Skip to main content

No project description provided

Project description

DotCube

dotML

⚠️ still in alpha ⚠️ dotML is a lightweight semantic layer with minimal abstractions. It enables fetching metrics, filtered by dimensions, by parsing metric queries based on a data model. The data model defines dimensions and metrics similar to LookML and supports joins on primary keys. The data model is defined in YAML files. The package generates a SQL query that you can use to fetch your results.

Installation

pip install dotml

Usage

dotML can be used both as a Python package and through its command line interface.

As a Python Library

You can import the load_cubes, and generate_sql_query functions from their respective modules to use in your Python code.

CLI Commands

# list all cubes
dotml cubes

# list all metrics for a cube
dotml fields <cube_name>

# query a set of metrics and dimensions
dotml query "<query_json>"

The query command expects a JSON5 string as its argument. Here's an example:

dotml query "{
'fields': ['orders.booking_date_month', 'orders.revenue', 'orders_items.quantity'],
'filters': ['${orders.country_id} = 67'],
'sorts': ['orders.booking_date_month'],
'limit': 100
}"

Is this for me?

dotML is for you if are a tool builder and want to:

  1. query metrics and dimensions consistently and correctly
  2. want to support highly flexible analytics without writing complex SQL

We build dotML for Dot, but believe it can be useful for other tool builders as well.

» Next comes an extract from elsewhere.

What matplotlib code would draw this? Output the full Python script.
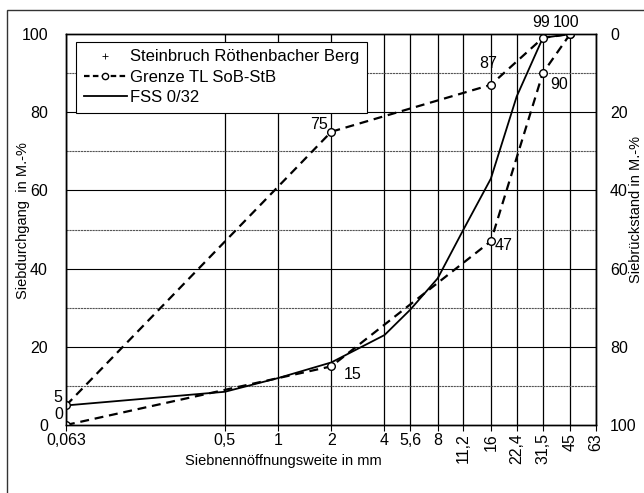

In the future, dotML might also be for you if you are a data analyst and want to:

  1. have consistent metrics across all your tools
  2. implement a semantic layer for your data warehouse

Why dotML?

OLAP cubes, hypercubes, metric stores and semantic layers are all different names for the same thing: a data model that defines dimensions and metrics, and a query engine that can parse metric queries and generate SQL queries to fetch the results. All the existing solutions we found are tightly coupled with a specific tool or database, and are not easy to use with other tools.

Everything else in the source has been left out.